FILE *fopen(const char *path, const char *mode)
{
  static FILE *(*orig)(const char *, const char *) = 0;
  int fd = whichfd(path);
  if (fd >= 0)
    return fdopen(dup(fd), mode);
  else {
    if (!orig)
      orig = dlsym(RTLD_NEXT,"fopen");
    if (!orig) abort();
    return orig(path, mode);
  }
}

(you may need to wrap more like freopen()).
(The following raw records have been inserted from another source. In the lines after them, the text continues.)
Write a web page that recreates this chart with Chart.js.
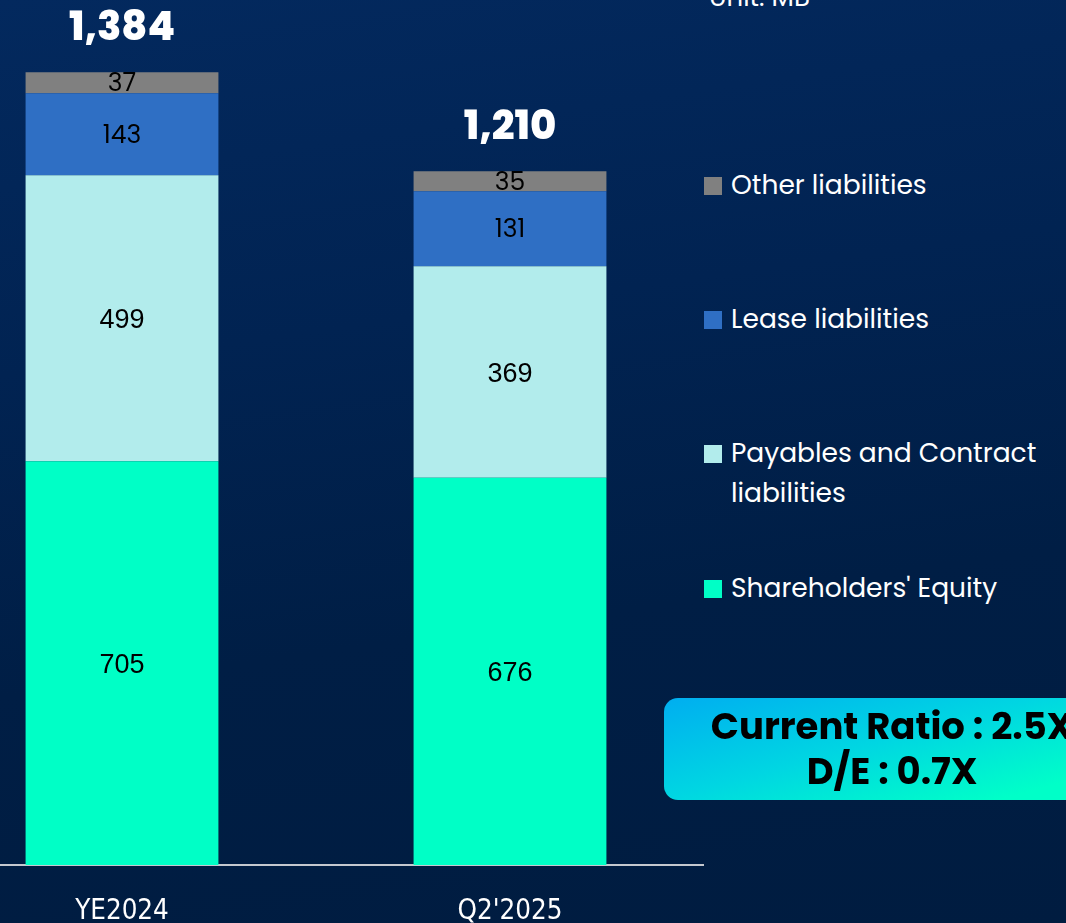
<!DOCTYPE html>
<html>
<head>
<meta charset="utf-8">
<script src="https://cdn.jsdelivr.net/npm/chart.js@4.4.1/dist/chart.umd.min.js"></script>
<style>
  html, body { margin: 0; padding: 0; }
  body {
    width: 1066px; height: 923px; overflow: hidden; position: relative;
    background: linear-gradient(172deg, #03295e 0%, #012352 35%, #001e45 65%, #001c40 100%);
    font-family: Poppins, Inter, "Noto Sans", sans-serif;
  }
  #wrap { position: absolute; left: -72px; top: 0; width: 776px; height: 923px; }
  .unit { position: absolute; left: 709px; top: -22px; color: #fff; font-size: 26px; }
  .legend-item { position: absolute; left: 704px; color: #fff; font-size: 26.5px; line-height: 40px; }
  .legend-item .box { position: absolute; left: 0; top: 12px; width: 18px; height: 18px; }
  .legend-item .txt { margin-left: 27px; display: block; width: 330px; }
  .ratio {
    position: absolute; left: 664px; top: 698px; width: 460px; height: 102px;
    border-radius: 14px;
    background: linear-gradient(165deg, #00aef0 0%, #00d6e2 45%, #00ffc8 85%);
    color: #000; font-weight: 700; font-size: 37px; line-height: 45px;
    text-align: center; box-sizing: border-box; padding-top: 6px; padding-right: 4px;
  }
</style>
</head>
<body>
<div id="wrap"><canvas id="bsChart"></canvas></div>
<div class="unit">Unit: MB</div>
<div id="legend"></div>
<div class="ratio">Current Ratio : 2.5X<br>D/E : 0.7X</div>
<script>
const periods = ['YE2024', "Q2'2025"];
const seriesNames = ["Shareholders' Equity", 'Payables and Contract liabilities', 'Lease liabilities', 'Other liabilities'];
const equity = [705, 676];
const payables = [499, 369];
const lease = [143, 131];
const other = [37, 35];
const totals = [1384, 1210];
const seriesColors = ['#00ffc6', '#b2ecec', '#2f6fc4', '#808080'];
// the labels in the two lower bands use a plain sans face, the upper two Poppins
const labelFonts = [
    '400 27px "Liberation Sans", Arial, sans-serif',
    '400 27px "Liberation Sans", Arial, sans-serif',
    '400 25px Poppins, Inter, sans-serif',
    '400 25px Poppins, Inter, sans-serif'
];

// legend (drawn top to bottom in reverse order)
const legendTops = [568, 433, 299, 165];
const legendEl = document.getElementById('legend');
seriesNames.forEach(function(name, i) {
    const item = document.createElement('div');
    item.className = 'legend-item';
    item.style.top = legendTops[i] + 'px';
    item.innerHTML = '<span class="box" style="background:' + seriesColors[i] + '"></span><span class="txt">' + name + '</span>';
    legendEl.appendChild(item);
});

const barLabels = {
    id: 'barLabels',
    afterDatasetsDraw(chart) {
        const ctx = chart.ctx;
        ctx.save();
        ctx.textAlign = 'center';
        ctx.textBaseline = 'middle';
        ctx.fillStyle = '#000';
        chart.data.datasets.forEach(function(ds, di) {
            ctx.font = labelFonts[di];
            chart.getDatasetMeta(di).data.forEach(function(bar, i) {
                const mid = (bar.y + bar.base) / 2;
                ctx.fillText(ds.data[i], bar.x, mid + 2);
            });
        });
        // totals above the stacks
        const top = chart.getDatasetMeta(chart.data.datasets.length - 1).data;
        ctx.fillStyle = '#fff';
        ctx.font = '800 40px Poppins, Inter, "Noto Sans", sans-serif';
        top.forEach(function(bar, i) {
            ctx.fillText(totals[i].toLocaleString('en-US'), bar.x, bar.y - 42);
        });
        ctx.restore();
    }
};

const bsData = {
    labels: periods,
    datasets: [
        { label: seriesNames[0], data: equity, backgroundColor: seriesColors[0] },
        { label: seriesNames[1], data: payables, backgroundColor: seriesColors[1] },
        { label: seriesNames[2], data: lease, backgroundColor: seriesColors[2] },
        { label: seriesNames[3], data: other, backgroundColor: seriesColors[3] },
    ]
};

const bsConfig = {
    type: 'bar',
    data: bsData,
    options: {
        responsive: true,
        maintainAspectRatio: false,
        animation: false,
        layout: { padding: 0 },
        datasets: {
            bar: { categoryPercentage: 1, barPercentage: 0.497 }
        },
        scales: {
            x: {
                stacked: true,
                grid: { display: false },
                border: { display: true, color: '#c4c8cf', width: 2 },
                ticks: {
                    color: '#fff',
                    padding: 22,
                    font: { family: '"Liberation Sans Narrow", "DejaVu Sans Condensed", Roboto, sans-serif', size: 27.5 }
                },
                afterFit: function(scale) { scale.height = 58; }
            },
            y: {
                stacked: true,
                display: false,
                min: 0,
                max: 1510,
            }
        },
        plugins: {
            legend: { display: false },
            tooltip: { enabled: false }
        }
    },
    plugins: [barLabels]
};

const bsCtx = document.getElementById('bsChart').getContext('2d');
new Chart(bsCtx, bsConfig);
</script>
</body>
</html>
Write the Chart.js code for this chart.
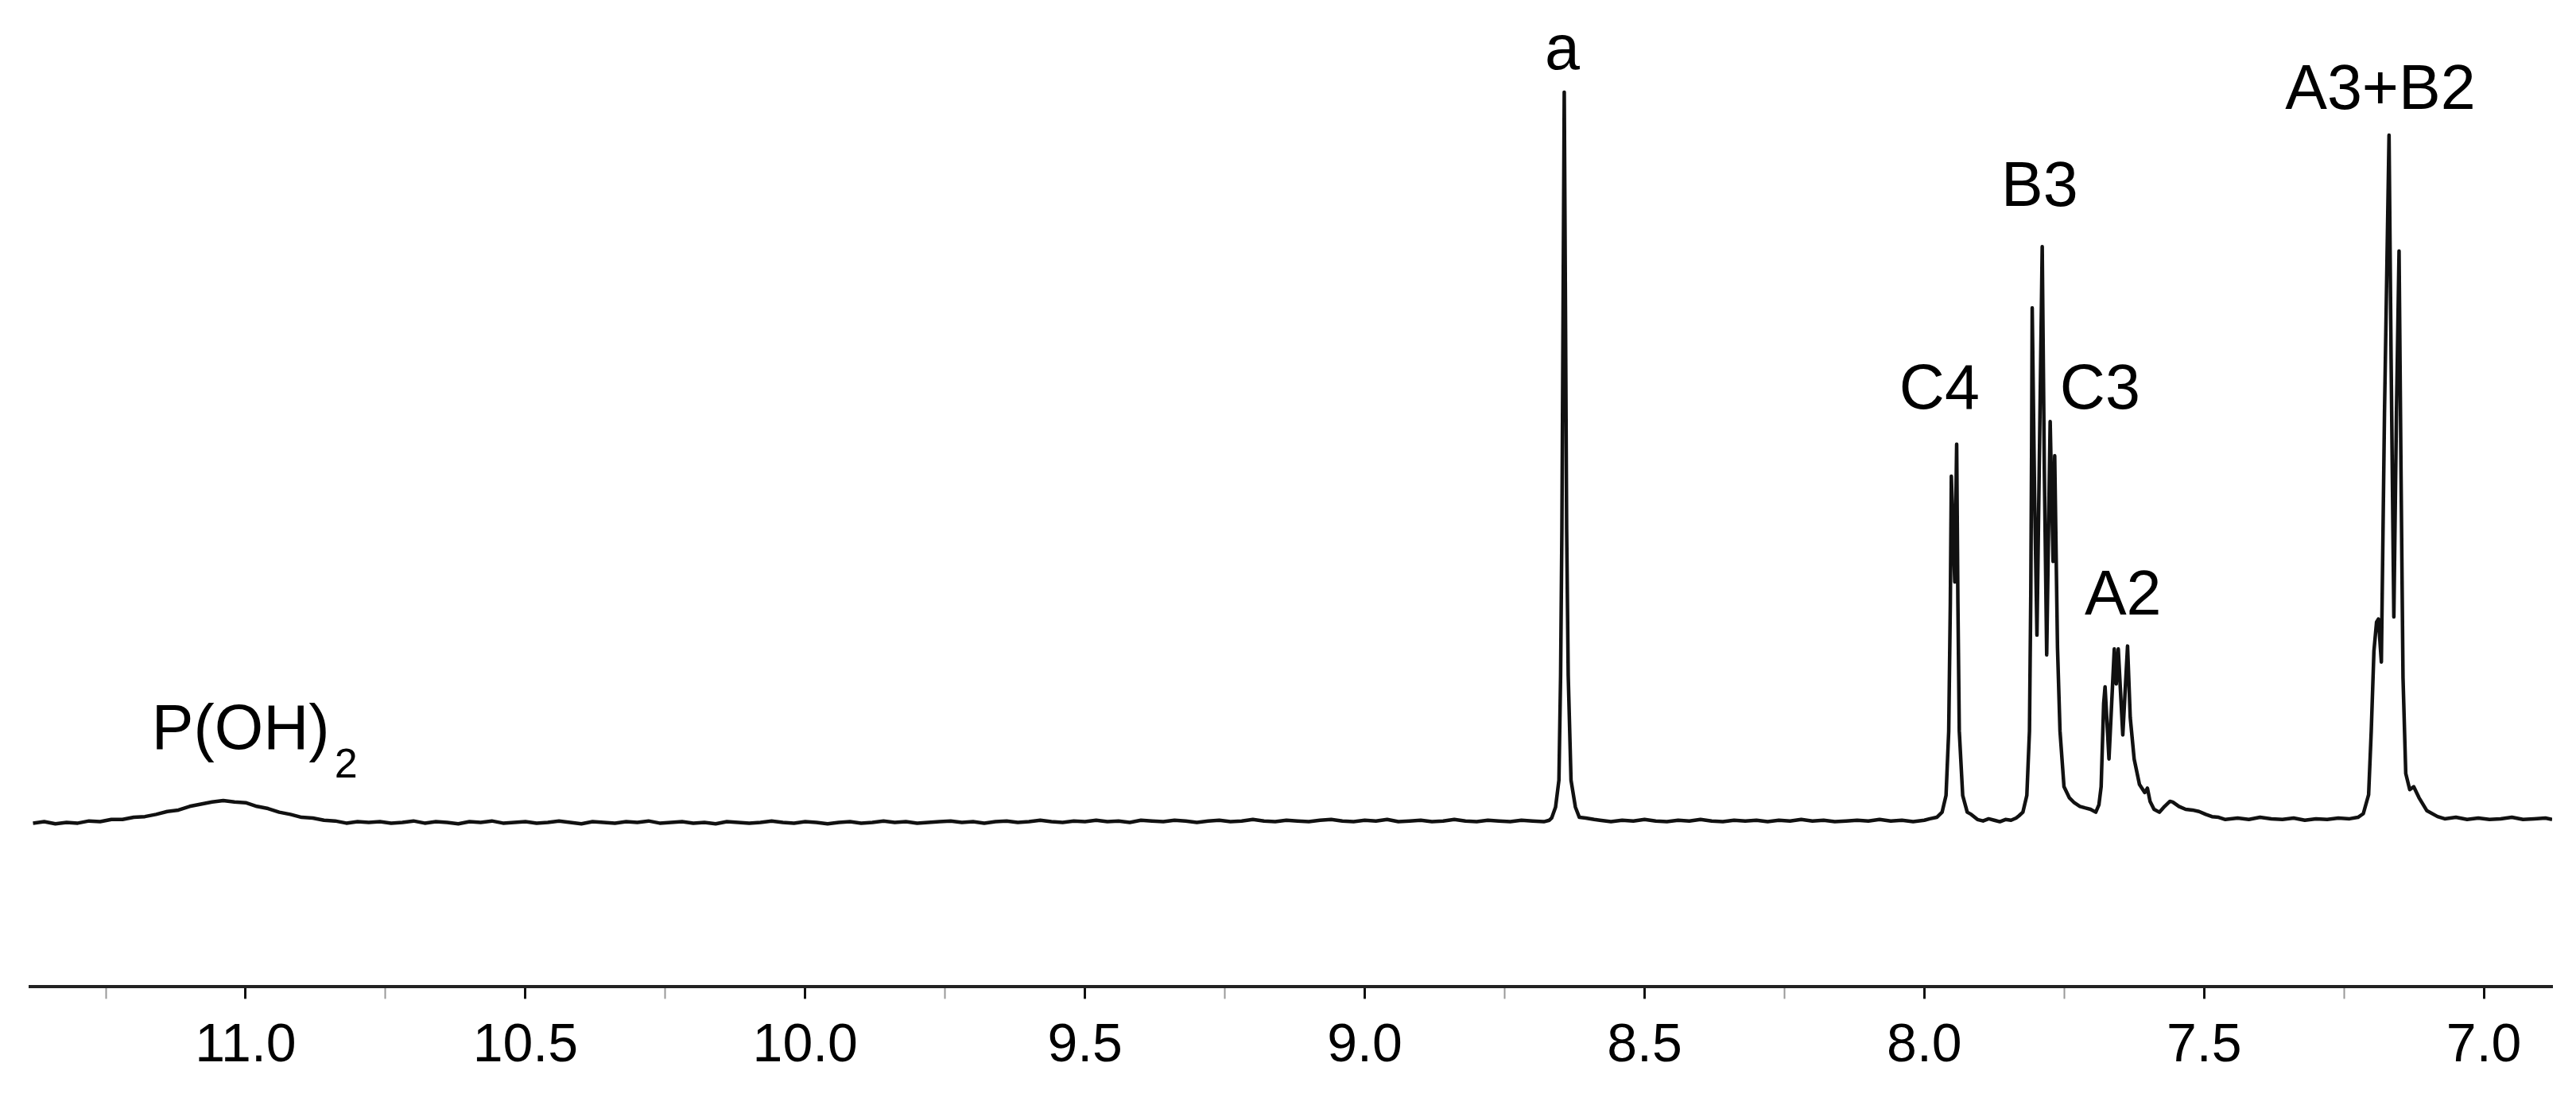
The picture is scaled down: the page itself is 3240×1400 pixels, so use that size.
<!DOCTYPE html>
<html>
<head>
<meta charset="utf-8">
<title>1H NMR spectrum</title>
<script src="https://cdn.jsdelivr.net/npm/chart.js@4.4.1/dist/chart.umd.min.js"></script>
<style>
    html, body { margin: 0; padding: 0; background: #fff; }
    #nmr { display: block; }
</style>
</head>
<body>
<canvas id="nmr" width="3240" height="1400"></canvas>
<script>
// chemical shift (ppm) / intensity pairs, left to right
const baselineLow = [
    [11.38, -0.3], [11.36, -0.1], [11.34, -0.4], [11.32, -0.2], [11.30, -0.3], [11.28, 0.0],
    [11.26, -0.1], [11.24, 0.2], [11.22, 0.2], [11.20, 0.5], [11.18, 0.6], [11.16, 0.9],
    [11.14, 1.3], [11.12, 1.5], [11.10, 2.0], [11.08, 2.3], [11.06, 2.6], [11.04, 2.8],
    [11.02, 2.6], [11.00, 2.5], [10.98, 2.0], [10.96, 1.7], [10.94, 1.2], [10.92, 0.9],
    [10.90, 0.5], [10.88, 0.4], [10.86, 0.1], [10.84, 0.0], [10.82, -0.3], [10.80, -0.1],
    [10.78, -0.2], [10.76, -0.1], [10.74, -0.3], [10.72, -0.2], [10.70, 0.0], [10.68, -0.3],
    [10.66, -0.1], [10.64, -0.2], [10.62, -0.4], [10.60, -0.1], [10.58, -0.2], [10.56, 0.0],
    [10.54, -0.3], [10.52, -0.2], [10.50, -0.1], [10.48, -0.3], [10.46, -0.2], [10.44, 0.0],
    [10.42, -0.2], [10.40, -0.4], [10.38, -0.1], [10.36, -0.2], [10.34, -0.3], [10.32, -0.1],
    [10.30, -0.2], [10.28, 0.0], [10.26, -0.3], [10.24, -0.2], [10.22, -0.1], [10.20, -0.3],
    [10.18, -0.2], [10.16, -0.4], [10.14, -0.1], [10.12, -0.2], [10.10, -0.3], [10.08, -0.2],
    [10.06, 0.0], [10.04, -0.2], [10.02, -0.3], [10.00, -0.1], [9.98, -0.2], [9.96, -0.4],
    [9.94, -0.2], [9.92, -0.1], [9.90, -0.3], [9.88, -0.2], [9.86, 0.0], [9.84, -0.2],
    [9.82, -0.1], [9.80, -0.3], [9.78, -0.2], [9.76, -0.1], [9.74, 0.0], [9.72, -0.2],
    [9.70, -0.1], [9.68, -0.3], [9.66, -0.1], [9.64, 0.0], [9.62, -0.2], [9.60, -0.1],
    [9.58, 0.1], [9.56, -0.1], [9.54, -0.2], [9.52, 0.0], [9.50, -0.1], [9.48, 0.1],
    [9.46, -0.1], [9.44, 0.0], [9.42, -0.2], [9.40, 0.1], [9.38, 0.0], [9.36, -0.1],
    [9.34, 0.1], [9.32, 0.0], [9.30, -0.2], [9.28, 0.0], [9.26, 0.1], [9.24, -0.1],
    [9.22, 0.0], [9.20, 0.2], [9.18, 0.0], [9.16, -0.1], [9.14, 0.1], [9.12, 0.0],
    [9.10, -0.1], [9.08, 0.1], [9.06, 0.2], [9.04, 0.0], [9.02, -0.1], [9.00, 0.1],
    [8.98, 0.0], [8.96, 0.2], [8.94, -0.1], [8.92, 0.0], [8.90, 0.1], [8.88, -0.1],
    [8.86, 0.0], [8.84, 0.2], [8.82, 0.0], [8.80, -0.1], [8.78, 0.1], [8.76, 0.0],
    [8.74, -0.1], [8.72, 0.1], [8.70, 0.0], [8.68, -0.1]
];

const peakA = [
    [8.670, 0.1], [8.666, 0.4], [8.659, 1.9], [8.653, 5.6], [8.650, 20], [8.6477, 40],
    [8.6456, 70], [8.6435, 100], [8.6413, 70], [8.6392, 40], [8.6364, 20], [8.6314, 5.6],
    [8.6236, 1.9], [8.6165, 0.5], [8.605, 0.4], [8.59, 0.2]
];

const baselineMid = [
    [8.58, 0.1], [8.56, -0.1], [8.54, 0.1], [8.52, 0.0], [8.50, 0.2], [8.48, 0.0],
    [8.46, -0.1], [8.44, 0.1], [8.42, 0.0], [8.40, 0.2], [8.38, 0.0], [8.36, -0.1],
    [8.34, 0.1], [8.32, 0.0], [8.30, 0.1], [8.28, -0.1], [8.26, 0.1], [8.24, 0.0],
    [8.22, 0.2], [8.20, 0.0], [8.18, 0.1], [8.16, -0.1], [8.14, 0.0], [8.12, 0.1],
    [8.10, 0.0], [8.08, 0.2], [8.06, 0.0], [8.04, 0.1], [8.02, -0.1], [8.00, 0.1],
    [7.99, 0.3]
];

const peakC4 = [
    [7.9777, 0.5], [7.9683, 1.2], [7.9612, 3.5], [7.9564, 12.3], [7.9535, 30], [7.9517, 47.3],
    [7.9456, 32.8], [7.9422, 51.7], [7.9400, 30], [7.9375, 12.3], [7.9314, 3.5], [7.9233, 1.2],
    [7.9162, 0.9], [7.905, 0.2], [7.895, 0.0], [7.885, 0.3], [7.875, 0.1], [7.865, -0.1],
    [7.855, 0.2], [7.845, 0.1], [7.836, 0.4]
];

const peakB3C3 = [
    [7.831, 0.7], [7.8239, 1.2], [7.8168, 3.5], [7.8121, 12.3], [7.8097, 31.4], [7.8082, 52],
    [7.8072, 70.4], [7.8030, 45], [7.7987, 25.5], [7.7940, 52], [7.7893, 78.8], [7.7855, 48],
    [7.7813, 22.8], [7.7780, 40], [7.7751, 54.8], [7.7699, 35.6], [7.7670, 50.1], [7.7620, 23.8],
    [7.7575, 12.3], [7.7504, 4.7], [7.741, 3.2], [7.732, 2.5], [7.722, 2.0], [7.713, 1.8],
    [7.703, 1.6], [7.6936, 1.2]
];

const peakA2 = [
    [7.6880, 2.2], [7.684, 4.7], [7.6795, 16.1], [7.677, 18.4], [7.670, 8.5], [7.6605, 23.6],
    [7.657, 18.8], [7.6534, 23.6], [7.6453, 11.8], [7.6368, 24.0], [7.632, 14.2], [7.625, 8.5],
    [7.6155, 5.0], [7.606, 3.9], [7.6013, 4.5], [7.5966, 2.7], [7.5895, 1.6], [7.580, 1.2],
    [7.5706, 2.0], [7.561, 2.7], [7.556, 2.6], [7.545, 2.0], [7.533, 1.6], [7.521, 1.5],
    [7.509, 1.3], [7.497, 0.9], [7.486, 0.6], [7.474, 0.5], [7.462, 0.2]
];

const baselineHigh = [
    [7.44, 0.4], [7.42, 0.2], [7.40, 0.5], [7.38, 0.3], [7.36, 0.2], [7.34, 0.4],
    [7.32, 0.1], [7.30, 0.3], [7.28, 0.2], [7.26, 0.4], [7.24, 0.3], [7.225, 0.5]
];

const peakA3B2 = [
    [7.2155, 1.0], [7.206, 3.6], [7.2013, 12.3], [7.1965, 23.3], [7.1918, 27.3], [7.1885, 27.7],
    [7.1832, 21.8], [7.1776, 56.1], [7.1695, 94.1], [7.1658, 63.4], [7.1609, 28.0], [7.1562, 56.1],
    [7.1516, 78.2], [7.1482, 48.8], [7.1445, 19.6], [7.1396, 6.5], [7.1325, 4.3], [7.1254, 4.7],
    [7.116, 3.2], [7.1018, 1.4], [7.0828, 0.6]
];

const baselineEnd = [
    [7.07, 0.3], [7.05, 0.5], [7.03, 0.2], [7.01, 0.4], [6.99, 0.2], [6.97, 0.3],
    [6.95, 0.5], [6.93, 0.2], [6.91, 0.3], [6.89, 0.4], [6.878, 0.2]
];

// axis
const shiftMin = 6.878;
const shiftMax = 11.385;
const tickValues = [11.25, 11.0, 10.75, 10.5, 10.25, 10.0, 9.75, 9.5, 9.25, 9.0,
    8.75, 8.5, 8.25, 8.0, 7.75, 7.5, 7.25, 7.0];
const majorTicks = [11.0, 10.5, 10.0, 9.5, 9.0, 8.5, 8.0, 7.5, 7.0];

// peak assignments: text, shift of label centre, intensity of text baseline
const labelText = ['P(OH)', 'a', 'C4', 'B3', 'C3', 'A2', 'A3+B2'];
const labelShift = [10.984, 8.647, 7.973, 7.794, 7.686, 7.645, 7.185];
const labelHeight = [9.9, 103.1, 56.6, 84.4, 56.6, 28.3, 97.7];
const labelSubscript = ['2', '', '', '', '', '', ''];

const spectrum = [
    ...baselineLow, ...peakA, ...baselineMid, ...peakC4,
    ...peakB3C3, ...peakA2, ...baselineHigh, ...peakA3B2, ...baselineEnd
].map(([x, y]) => ({ x, y }));

const FONT = "'Liberation Sans', Arial, sans-serif";

const peakLabels = {
    id: 'peakLabels',
    afterDatasetsDraw(chart) {
        const { ctx, scales: { x, y } } = chart;
        ctx.save();
        ctx.fillStyle = '#000';
        ctx.textBaseline = 'alphabetic';
        labelText.forEach((text, i) => {
            const px = x.getPixelForValue(labelShift[i]);
            const py = y.getPixelForValue(labelHeight[i]);
            ctx.font = `79px ${FONT}`;
            const mainW = ctx.measureText(text).width;
            const sub = labelSubscript[i];
            if (!sub) {
                ctx.textAlign = 'center';
                ctx.fillText(text, px, py);
                return;
            }
            ctx.font = `52px ${FONT}`;
            const subW = ctx.measureText(sub).width;
            const gap = 6;
            const start = px - (mainW + gap + subW) / 2;
            ctx.textAlign = 'left';
            ctx.font = `79px ${FONT}`;
            ctx.fillText(text, start, py);
            ctx.font = `52px ${FONT}`;
            ctx.fillText(sub, start + mainW + gap, py + 36);
        });
        ctx.restore();
    }
};

new Chart(document.getElementById('nmr'), {
    type: 'line',
    data: {
        datasets: [{
            data: spectrum,
            borderColor: '#111',
            borderWidth: 4.5,
            borderJoinStyle: 'round',
            pointRadius: 0,
            tension: 0,
            fill: false
        }]
    },
    options: {
        responsive: false,
        animation: false,
        layout: { padding: { left: 38, right: 30, top: 0, bottom: 24 } },
        plugins: {
            legend: { display: false },
            tooltip: { enabled: false }
        },
        scales: {
            x: {
                type: 'linear',
                reverse: true,
                min: shiftMin,
                max: shiftMax,
                afterBuildTicks: (scale) => {
                    scale.ticks = tickValues.map(v => ({ value: v }));
                },
                ticks: {
                    autoSkip: false,
                    maxRotation: 0,
                    padding: 19,
                    color: '#000',
                    font: { family: FONT, size: 68 },
                    callback: (v) => majorTicks.includes(v) ? v.toFixed(1) : ''
                },
                grid: {
                    drawOnChartArea: false,
                    drawTicks: true,
                    tickLength: 15,
                    tickWidth: (c) => majorTicks.includes(c.tick && c.tick.value) ? 3 : 2,
                    tickColor: (c) => majorTicks.includes(c.tick && c.tick.value) ? '#111' : '#999'
                },
                border: { display: true, color: '#222', width: 4 }
            },
            y: {
                display: false,
                min: -22.77,
                max: 112.64
            }
        }
    },
    plugins: [peakLabels]
});
</script>
</body>
</html>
gcc -Wall -fPIC -shared -o fddup.so fddup.c -ldl

And then:

socat TCP:localhost:22 'EXEC:env LD_PRELOAD=./ddup.so cat /dev/fd/0,nofork'

Note that Linux and BSD are fundamentally different. It's not so much that you can't open /dev/fd/0 when it's a socket, but that /dev/fd/x is a symlink to the file that is open on fd x. You can't do open() on a socket, that wouldn't make sense. open("/dev/fd/x") is not at all a dup(x) like in BSD. It feels like it when the file is a pipe, but it's not even then, it is in effect the same as as opening a named pipe (you can even open it in the other mode (read vs write) to get the other end of the pipe).

Both approaches have their pros and cons. It sounds to me your application should take fd numbers as arguments, not use /dev/fd/x which is a hack in the first place anyway and would for instance cause you to waste fds.